Water quality protection training aimed at landscapers

May 29, 2013 -  By

The Western Integrated Pest Management Center has developed hands-on training materials to help professional landscapers and grounds managers, as well as agricultural applicators and home gardeners, keep pesticides out of water sources.

“When the U.S. Geological Survey conducted a 10-year study of pesticides in surface and groundwater, it collected water, sediment and fish samples from hundreds of surface water sites and found pesticide residue in every one of them,” said Western Integrated Pest Management Center Director Jim Farrar. “Most of the concentrations were low and not dangerous to human health, but the findings showed that pesticides often find their way into rivers and streams and they don’t belong there.”

In an effort to solve the problem, the organization created PowerPoint training materials that users can download free.

The slides for landscape professionals have a different focus than the agriculture slides, but the information delivered is similar.

“Each looks at how pesticides get into water, at soil and pesticide properties that can contribute to pesticides getting into water, and at how to use integrated pest management practices to reduce pesticide contamination,” said Carrie Foss, Washington State University’s urban Integrated Pest Management director and one of the presentations’ authors. “We wanted it to be positive and practical.”

The presentations were peer reviewed before publication, and are designed to be a starting point for trainers who may be industry, academic or Extension specialists. Once downloaded, users can modify and customize the presentations.

“We expect people to take these modules and adapt them for their local audiences and needs,” Foss said. “We want trainers to add in information they feel is pertinent.”

For example, the presentations do not contain specific precautions about pyrethroids or organophosphates, and a few reviewers thought they should.

“That type of specific pesticide information is important and it’s something we expect a trainer to include as it relates to their area and audience,” Foss explained.

Western Integrated Pest Management Center hopes the training material reaches landscape contractors’ associations and other industry groups.

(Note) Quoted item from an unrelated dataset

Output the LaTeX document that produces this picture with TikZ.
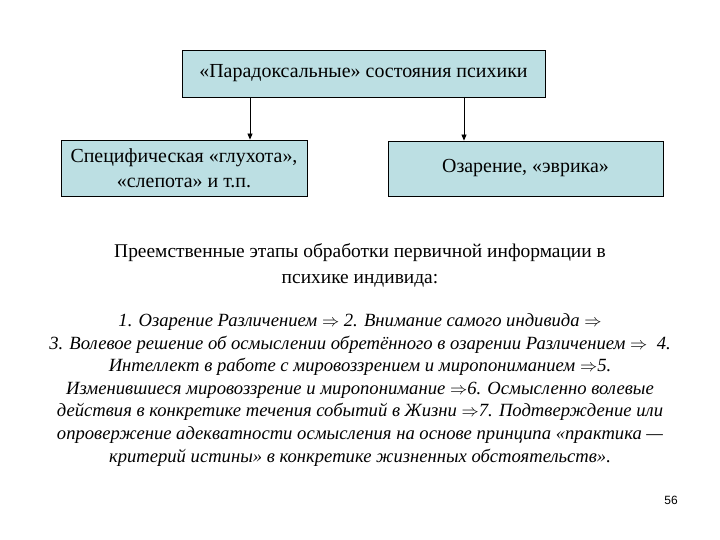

“We need all audiences thinking about what they can do to keep pesticides out of the water,” said University of Nevada’s Susan Donaldson, a co-author and water quality specialist and her state’s pesticide safety education coordinator. “Every little bit helps, and we want people to start doing what they can do.”

The Western Integrated Pest Management Center promotes integrated pest management practices to solve pest problems in agriculture, urban areas and natural lands throughout the West. It is one of four regional centers funded by the U.S. Department of Agriculture to promote integrated pest management practices and serves 13 Western states and the Pacific island territories.